Déployer la méthode dans vos opérations quotidiennes
Nous suivons une séquence opérationnelle précise lors de nos sessions d’analyse. D’abord, nous formulons clairement le problème observé en termes mesurables et factuels. Deuxièmement, nous identifions l’ensemble des causes possibles sans les filtrer prématurément, en encourageant la contribution de tous les participants. Troisièmement, nous posons la question « pourquoi cela est-il arrivé » pour chaque cause identifiée, en acceptant qu’une même question puisse générer plusieurs réponses légitimes. Cette approche non linéaire crée un arbre de causes qui reflète la complexité réelle des situations industrielles.
Quatrièmement, nous définissons une action corrective spécifique pour chaque cause racine identifiée, en veillant à leur faisabilité technique et économique. Cette étape mobilise notre expérience terrain pour calibrer des solutions réalistes et adaptées à nos contraintes opérationnelles. Cinquièmement, et c’est probablement le point le plus crucial que nous observons trop rarement dans les pratiques industrielles, nous testons systématiquement l’efficacité de chaque solution mise en œuvre. Cette validation s’inscrit naturellement dans le cycle PDCA (Plan-Do-Check-Act) qui structure nos démarches d’amélioration continue. L’intégration de ces principes s’inscrit parfaitement dans une logique d’autonomisation des équipes, principe que l’on retrouve notamment dans les approches de Jidoka pour éliminer les erreurs en production.

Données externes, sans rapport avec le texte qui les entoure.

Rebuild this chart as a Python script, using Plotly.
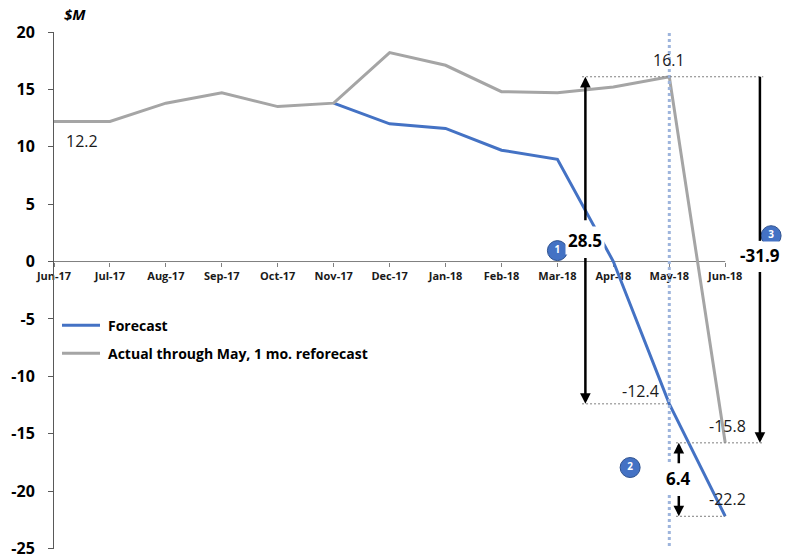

Nous appliquons cette méthode aussi bien pour traiter les non-conformités qualité que pour prévenir les gaspillages dans nos flux de production. Son efficacité repose sur sa simplicité d’utilisation et sur le fait qu’elle ne nécessite aucun logiciel complexe ni formation longue. Dans nos systèmes GPAO modernes, nous intégrons souvent ces processus de questionnement directement dans les modules de gestion des incidents et réclamations, permettant ainsi une traçabilité complète des analyses et de leur efficacité dans le temps. Cette approche méthodique nous aide à transformer chaque problème rencontré en opportunité d’apprentissage collectif et d’amélioration durable de nos performances opérationnelles.